Car, les initiés ont leur code, dans une brasserie des boulevards, près de la porte Saint-Martin, brasserie célèbre pour ses rendez-vous d’éphèbes […].
Les C.C., ce sont les culottes courtes
 ; les C.G., les culottes de golf ; les C.L., enfin, les culottes longues, qui traduisent dans leur cynique appellation les différents âges des “gigolos” que recherchent les tristes hommes en quête de ces atroces bonnes fortunes. »

L’article se conclut par un état des lieux de la répression des garçons et hommes impliqués dans ce trafic d’êtres humains particulièrement glauque. Là, le reporter met en lumière le fait que seuls les mineurs passent devant les tribunaux, doublement victimes. Les « michetons », eux, ne sont jamais impliqués. Il en va de même pour les peines de prison ; lorsque les acheteurs peuvent être poursuivis de quelques mois de prison seulement, les mineurs sont condamnés à passer leur vie en maison de correction jusqu’à leur majorité.

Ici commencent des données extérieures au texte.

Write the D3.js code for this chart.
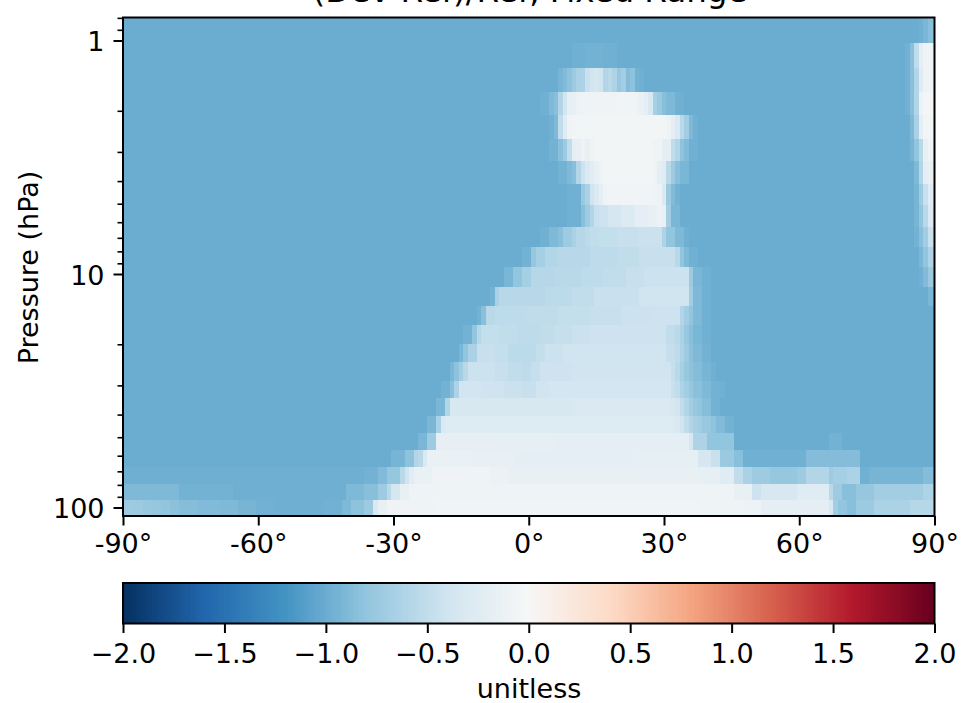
<!DOCTYPE html>
<html><head><meta charset="utf-8">
<script src="https://cdn.jsdelivr.net/npm/d3@7"></script>
<style>
html,body{margin:0;padding:0;background:#fff;overflow:hidden}
svg{display:block}
text{font-family:"DejaVu Sans",sans-serif;fill:#000}
</style></head><body>
<svg id="c" width="974" height="703"></svg>
<script>
const titleText = "(Dev-Ref)/Ref, Fixed Range";
const yLabel = "Pressure (hPa)";
const cbLabel = "unitless";
const colorStops = ["#053061","#2166ac","#4393c3","#92c5de","#d1e5f0","#f7f7f7","#fddbc7","#f4a582","#d6604d","#b2182b","#67001f"];
const latTicks = [-90,-60,-30,0,30,60,90];
const pTicksMajor = [1,10,100];
const pTicksMinor = [0.8,0.9,2,3,4,5,6,7,8,9,20,30,40,50,60,70,80,90];
const cbTicks = [-2,-1.5,-1,-0.5,0,0.5,1,1.5,2];
// pressure layer edges (hPa), top to bottom
const pEdges = [0.797,1.025,1.311,1.662,2.085,2.642,3.28,4.12,5.06,6.29,7.66,9.33,11.37,13.71,16.54,19.94,23.82,28.72,33.96,40.56,47.96,56.73,67.1,79.3,92.9,108.8];
const bg = -1;
// one list per layer: [latitude where a run starts, value of the run]
const layers = [
[[-90,bg],[87,-0.97],[88,-0.92],[89,-0.85]],
[[-90,bg],[10,-0.97],[13,-0.95],[17,-0.97],[20,bg],[84,-0.96],[85,-0.85],[86,-0.5],[87,-0.2],[88,-0.08]],
[[-90,bg],[7,-0.93],[8,-0.88],[9,-0.82],[10,-0.72],[11,-0.65],[12,-0.62],[13,-0.45],[14,-0.38],[15,-0.36],[16,-0.4],[17,-0.6],[18,-0.55],[19,-0.62],[20,-0.76],[21,-0.7],[22,-0.87],[23,-0.82],[24,-0.95],[25,-0.97],[26,bg],[84,-0.96],[85,-0.85],[86,-0.6],[87,-0.25],[88,-0.08]],
[[-90,bg],[3,-0.97],[5,-0.9],[6,-0.85],[7,-0.6],[8,-0.38],[9,-0.18],[10,-0.15],[11,-0.12],[12,-0.1],[14,-0.08],[20,-0.07],[24,-0.1],[25,-0.14],[26,-0.2],[27,-0.32],[28,-0.68],[29,-0.75],[30,-0.85],[31,-0.9],[33,-0.97],[35,bg],[84,-0.96],[85,-0.85],[86,-0.6],[87,-0.12],[88,-0.04]],
[[-90,bg],[5,-0.97],[6,-0.9],[7,-0.5],[8,-0.25],[9,-0.08],[10,-0.05],[31,-0.1],[32,-0.2],[33,-0.3],[34,-0.55],[35,-0.7],[36,-0.9],[37,-0.97],[38,bg],[85,-0.9],[86,-0.65],[87,-0.2],[88,-0.05]],
[[-90,bg],[5,-0.95],[7,-0.85],[8,-0.72],[9,-0.5],[10,-0.2],[11,-0.17],[12,-0.1],[13,-0.15],[14,-0.08],[15,-0.05],[28,-0.1],[30,-0.2],[32,-0.5],[33,-0.6],[34,-0.82],[35,-0.88],[36,-0.97],[38,bg],[85,-0.93],[86,-0.8],[87,-0.55],[88,-0.15],[89,-0.1]],
[[-90,bg],[7,-0.95],[9,-0.9],[10,-0.85],[11,-0.6],[12,-0.42],[13,-0.3],[14,-0.22],[15,-0.15],[16,-0.1],[17,-0.05],[28,-0.1],[29,-0.2],[30,-0.25],[31,-0.55],[32,-0.72],[33,-0.85],[34,-0.92],[36,bg],[86,-0.9],[87,-0.6],[88,-0.2],[89,-0.15]],
[[-90,bg],[9,-0.97],[12,-0.75],[13,-0.65],[14,-0.4],[15,-0.3],[16,-0.2],[17,-0.1],[18,-0.06],[28,-0.1],[29,-0.12],[30,-0.3],[31,-0.75],[32,-0.88],[33,-0.95],[34,bg],[86,-0.93],[87,-0.72],[88,-0.45],[89,-0.25]],
[[-90,bg],[9,-0.97],[12,-0.85],[13,-0.72],[14,-0.6],[15,-0.45],[16,-0.42],[18,-0.35],[21,-0.28],[24,-0.2],[27,-0.15],[29,-0.12],[30,-0.15],[31,-0.7],[32,-0.92],[34,bg],[86,-0.93],[87,-0.8],[88,-0.55],[89,-0.3]],
[[-90,bg],[3,-0.97],[5,-0.9],[7,-0.85],[8,-0.72],[10,-0.65],[11,-0.58],[13,-0.54],[14,-0.5],[16,-0.48],[20,-0.46],[25,-0.44],[30,-0.62],[31,-0.8],[33,-0.9],[35,-0.97],[36,bg],[86,-0.95],[87,-0.85],[88,-0.7],[89,-0.45]],
[[-90,bg],[-1,-0.95],[1,-0.78],[2,-0.68],[4,-0.6],[7,-0.56],[14,-0.53],[20,-0.5],[25,-0.46],[33,-0.55],[34,-0.8],[35,-0.9],[36,-0.97],[38,bg],[87,-0.92],[88,-0.8],[89,-0.62]],
[[-90,bg],[-5,-0.92],[-3,-0.8],[-1,-0.68],[1,-0.57],[6,-0.55],[12,-0.52],[17,-0.5],[22,-0.46],[26,-0.43],[36,-0.72],[37,-0.92],[39,-0.97],[41,bg],[87,-0.97],[88,-0.88],[89,-0.75]],
[[-90,bg],[-8,-0.95],[-7,-0.65],[-6,-0.56],[4,-0.54],[10,-0.5],[15,-0.45],[25,-0.4],[36,-0.7],[37,-0.9],[39,-0.97],[41,bg],[89,-0.92]],
[[-90,bg],[-11,-0.95],[-10,-0.85],[-9,-0.55],[-7,-0.52],[0,-0.51],[7,-0.48],[14,-0.46],[21,-0.43],[28,-0.42],[34,-0.6],[35,-0.7],[36,-0.8],[37,-0.9],[39,-0.97],[41,bg]],
[[-90,bg],[-14,-0.95],[-12,-0.8],[-11,-0.58],[-10,-0.48],[-6,-0.5],[-2,-0.53],[3,-0.5],[6,-0.47],[10,-0.44],[14,-0.42],[31,-0.5],[33,-0.55],[34,-0.64],[35,-0.76],[36,-0.85],[37,-0.92],[39,-0.97],[41,bg]],
[[-90,bg],[-15,-0.92],[-14,-0.8],[-13,-0.65],[-11,-0.46],[-7,-0.49],[-4,-0.54],[2,-0.48],[4,-0.43],[8,-0.4],[31,-0.47],[33,-0.52],[34,-0.62],[35,-0.72],[36,-0.83],[37,-0.9],[39,-0.95],[41,bg]],
[[-90,bg],[-17,-0.92],[-16,-0.82],[-15,-0.7],[-14,-0.55],[-13,-0.43],[-7,-0.46],[-4,-0.5],[-1,-0.52],[1,-0.47],[3,-0.42],[10,-0.4],[32,-0.47],[33,-0.55],[34,-0.68],[35,-0.76],[36,-0.82],[37,-0.87],[39,-0.93],[41,-0.97],[42,bg]],
[[-90,bg],[-19,-0.95],[-17,-0.85],[-16,-0.62],[-15,-0.39],[-10,-0.41],[-5,-0.44],[-1,-0.46],[2,-0.4],[5,-0.37],[32,-0.45],[33,-0.5],[34,-0.62],[35,-0.7],[36,-0.78],[37,-0.84],[39,-0.9],[41,-0.95],[43,-0.97],[44,bg]],
[[-90,bg],[-20,-0.92],[-18,-0.6],[-17,-0.33],[10,-0.3],[32,-0.33],[33,-0.38],[34,-0.5],[35,-0.6],[36,-0.7],[37,-0.76],[38,-0.8],[39,-0.86],[41,-0.95],[43,bg]],
[[-90,bg],[-22,-0.92],[-20,-0.65],[-19,-0.3],[-18,-0.27],[32,-0.28],[33,-0.32],[34,-0.4],[35,-0.5],[36,-0.6],[37,-0.66],[38,-0.7],[39,-0.76],[41,-0.82],[42,-0.88],[44,-0.95],[46,bg]],
[[-90,bg],[-24,-0.92],[-22,-0.72],[-20,-0.17],[-5,-0.18],[6,-0.2],[36,-0.35],[37,-0.62],[40,-0.8],[46,bg],[67,-0.95],[70,bg]],
[[-90,bg],[-30,-0.93],[-27,-0.82],[-25,-0.6],[-24,-0.55],[-23,-0.3],[-22,-0.14],[-12,-0.16],[-3,-0.19],[10,-0.2],[25,-0.18],[38,-0.35],[41,-0.45],[43,-0.75],[46,-0.85],[48,-0.97],[62,-0.87],[74,bg]],
[[-90,-0.98],[-36,-0.95],[-33,-0.88],[-31,-0.78],[-28,-0.55],[-27,-0.4],[-26,-0.22],[-25,-0.14],[-21,-0.08],[-14,-0.1],[-8,-0.13],[-4,-0.16],[25,-0.15],[38,-0.18],[43,-0.25],[46,-0.5],[48,-0.65],[50,-0.72],[54,-0.78],[60,-0.72],[62,-0.6],[67,-0.72],[68,-0.68],[71,-0.64],[74,-0.97],[76,-0.93],[88,-0.87]],
[[-90,-0.9],[-77,-0.95],[-65,-0.98],[-40,-0.9],[-36,-0.85],[-33,-0.72],[-31,-0.55],[-30,-0.35],[-28,-0.15],[-26,-0.1],[38,-0.1],[46,-0.15],[50,-0.42],[52,-0.33],[60,-0.25],[67,-0.55],[68,-0.72],[70,-0.85],[73,-0.77],[77,-0.7],[88,-0.63]],
[[-90,-0.72],[-87,-0.74],[-85,-0.76],[-83,-0.78],[-81,-0.8],[-79,-0.83],[-77,-0.86],[-73,-0.88],[-68,-0.9],[-64,-0.93],[-60,-0.96],[-56,-0.98],[-45,-0.96],[-41,-0.9],[-39,-0.82],[-36,-0.72],[-34,-0.3],[-33,-0.15],[-31,-0.08],[-20,-0.07],[38,-0.09],[48,-0.12],[52,-0.2],[67,-0.32],[68,-0.7],[69,-0.8],[71,-0.85],[73,-0.74],[77,-0.64],[85,-0.58]]
];

const svg = d3.select("#c");
const plot = {l:123, r:934.5, t:17.5, b:516};
const cb = {t:583, b:623.5};
const x = d3.scaleLinear().domain([-90,90]).range([plot.l,plot.r]);
const y = d3.scaleLog().domain([1,100]).range([40.5,507.5]);
const stopDomain = d3.range(colorStops.length).map(i => -2 + 4*i/(colorStops.length-1));
const color = d3.scaleLinear().domain(stopDomain).range(colorStops).interpolate(d3.interpolateRgb);

// heat cells: a run starting at latitude L covers from L-0.5
const heat = svg.append("g").attr("shape-rendering","crispEdges");
layers.forEach((runs,i) => {
  heat.selectAll(null).data(runs).join("rect")
    .attr("x", d => x(Math.max(-90,d[0]-0.5)))
    .attr("width", (d,j) => x(j+1<runs.length ? runs[j+1][0]-0.5 : 90) - x(Math.max(-90,d[0]-0.5)))
    .attr("y", y(pEdges[i]))
    .attr("height", y(pEdges[i+1]) - y(pEdges[i]))
    .attr("fill", d => color(d[1]));
});

const ink = "#000";
// frame
svg.append("rect").attr("x",plot.l).attr("y",plot.t).attr("width",plot.r-plot.l).attr("height",plot.b-plot.t)
  .attr("fill","none").attr("stroke",ink).attr("stroke-width",2);
// x axis
const gx = svg.append("g").attr("transform",`translate(0,${plot.b})`)
  .call(d3.axisBottom(x).tickValues(latTicks).tickSize(9.5).tickPadding(8.3).tickFormat(d=>d+"°"));
// y axis
const gy = svg.append("g").attr("transform",`translate(${plot.l},0)`)
  .call(d3.axisLeft(y).tickValues(pTicksMajor).tickSize(9.5).tickPadding(9).tickFormat(d3.format("d")));
gy.selectAll("text").attr("dy","0.38em");
svg.append("g").attr("transform",`translate(${plot.l},0)`)
  .call(d3.axisLeft(y).tickValues(pTicksMinor).tickSize(5.5).tickFormat(""))
  .call(g=>{g.select(".domain").remove();g.selectAll("line").attr("stroke-width",1.6);});

// colorbar
const cx = d3.scaleLinear().domain([-2,2]).range([plot.l,plot.r]);
const levels = d3.range(256).map(i => -2 + 4*i/256);
svg.append("g").attr("shape-rendering","crispEdges").selectAll("rect").data(levels).join("rect")
  .attr("x",d=>cx(d)).attr("width",d=>cx(d+4/256)-cx(d)+0.5)
  .attr("y",cb.t).attr("height",cb.b-cb.t)
  .attr("fill",d=>color(d+2/256));
svg.append("rect").attr("x",plot.l).attr("y",cb.t).attr("width",plot.r-plot.l).attr("height",cb.b-cb.t)
  .attr("fill","none").attr("stroke",ink).attr("stroke-width",2);
const gc = svg.append("g").attr("transform",`translate(0,${cb.b})`)
  .call(d3.axisBottom(cx).tickValues(cbTicks).tickSize(9.5).tickPadding(10.5).tickFormat(d=>d3.format(".1f")(d).replace("-","\u2212")));

[gx,gy,gc].forEach(g=>{
  g.select(".domain").remove();
  g.selectAll("line").attr("stroke",ink).attr("stroke-width",2);
  g.selectAll("text").attr("fill",ink).style("font-size","27px").style("font-family",'"DejaVu Sans"');
});

svg.append("text").attr("x",530).attr("y",1.5).attr("text-anchor","middle").style("font-size","32.5px").text(titleText);
svg.append("text").attr("transform","translate(38,267.5) rotate(-90)").attr("text-anchor","middle").style("font-size","27px").text(yLabel);
svg.append("text").attr("x",529).attr("y",698).attr("text-anchor","middle").style("font-size","27px").text(cbLabel);
</script>
</body></html>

« On sait, hélas ! quel effet l’adolescence retire de ces maisons pénitentiaires, où le vice s’étale avec plus de complaisance qu’ailleurs et d’où l’on sort plus contaminé encore qu’on y était entré. La logique ne voudrait-elle pas, au contraire, que le plus coupable fût aussi le plus puni ? »

L’auteur appelle à d’« immédiates réformes » de la part de l’État sur la question, à tous points de vue. L’urgence se situe, selon lui, au niveau de la misère économique et sociale, qu’il faut éradiquer au plus vite.

« Le taudis n’est-il pas à la base de cette effroyable plaie moderne ? Le taudis, source de maladies, est aussi source d’immoralité. Dans une promiscuité lamentable, l’enfant s’initie vite aux mystères de la vie. Sa curiosité s’éveille trop tôt, l’exemple quotidien qu’il a sous les yeux lui donne déjà des instincts pervers. […]
C’est aussi, malheureusement, le premier pas vers l’inceste, autre fléau que l’on doit au taudis. »

En 2016, une étude menée par l’association SCELLES révélait qu’entre 6 000 et 10 000 enfants se prostituaient en France aujourd’hui. La même étude évaluait la somme d’argent investie dans le marché de la prostitution infantile mondiale à quelque 1 000 milliards de dollars.